This week, Parsons and NYU’s Grey Art Gallery and Fales Library open intertwined exhibitions on the same subject: the world that existed south of 14th between 1974 and 1984. They chart the change from “Anarchy to Affluence.” What’s left of this mythic, scuzzy metropolis? Not much. But there are still traces. A walking tour (with little risk of being mugged) through the old neighborhood:

Start at what used to be (1) Max’s Kansas City (213 Park Avenue South). Where Abstract Expressionists once paid for their drinks with art, Suicide’s Alan Vega ended up beating himself with a microphone. It closed in 1982. Then walk south to an empty storefront at 229 East 11th Street, once home to (2) Patti Astor’s Fun Gallery. The idea was to change the gallery’s name for each show, but Kenny Scharf’s “Fun Gallery” stuck after his first exhibit. Then head to the longtime home of Punk magazine’s co-founder, (3) John Holmstrom, at 219 East 10th. He used to hang out at (4) Paul’s Lounge, the punk’s pub at 46 Third Avenue, now a Hollywood Video (Johnny Ramone’s apartment was around the corner, with Joey Ramone’s only one block south).
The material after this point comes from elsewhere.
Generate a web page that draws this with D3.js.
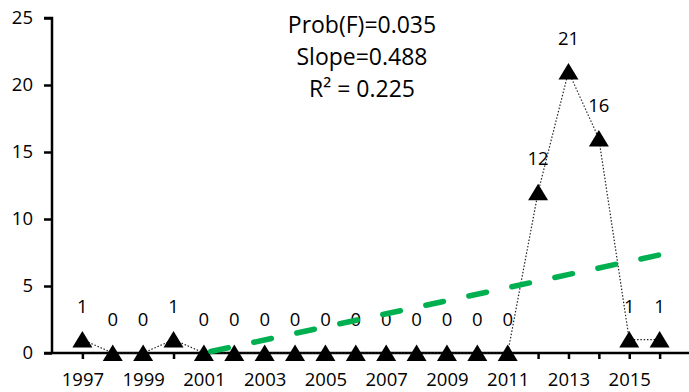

Enter St. Marks Place, where you find (5) Trash and Vaudeville, official punk outfitter to Iggy Pop, still holding out at No. 4. (6) The New Cinema, in a storefront at No. 12, showed artists’ Super 8 films. No. 54 was home to one iteration of the (7) Gracie Mansion Gallery (Rodney Alan Greenblat, David Wojnarowicz, Stephen Lack). Ann Magnuson’s (8) Club 57 occupied the basement of the Holy Cross Polish National Church. Keith Haring and Scharf decorated it, and the parishioners were scared. (Its clergyman reportedly told them, “This is exactly where evil people belong—in a church.”) It closed in 1983. Farther into the East Village you find, down at 101 Avenue A, that the (9) Pyramid Club, center of drag-queen culture in the early eighties, remains tepidly open. Ramones “creative director” (10) Arturo Vega’s loft, at 6 East 2nd Street, takes you back toward the Bowery, where (11) CBGB remains until this Halloween.

Then into Soho, where Tina Girouard and Gordon Matta-Clark founded (12) Food Restaurant, at 129 Prince, charging $5 for a meal. It’s currently the flagship Baby Phat store. (13) Stephen Sprouse’s store full of hand-graffitied fashions was at 99 Wooster. (14) The Kitchen was at 484 Broome (now in West Chelsea), a performance space for Bill T. Jones, Eric Bogosian, and Sonic Youth. In the wilds of Tribeca, there was (15) Franklin Furnace, at 112 Franklin, which started out as a store for artists’ books in 1976, before becoming Laurie Anderson’s home stage. Today it’s moved to Brooklyn. Finally, the (16) Mudd Club, at 77 White. Opened on Halloween in ’78, it was conceived as an anti-fabulous Studio 54, embracing anything from Haring’s “Drawing Show” to Afrika Bambaataa. Artist Ross Bleckner bought the building in 1983 for $450,000 and resold it in 2004 for $5 million.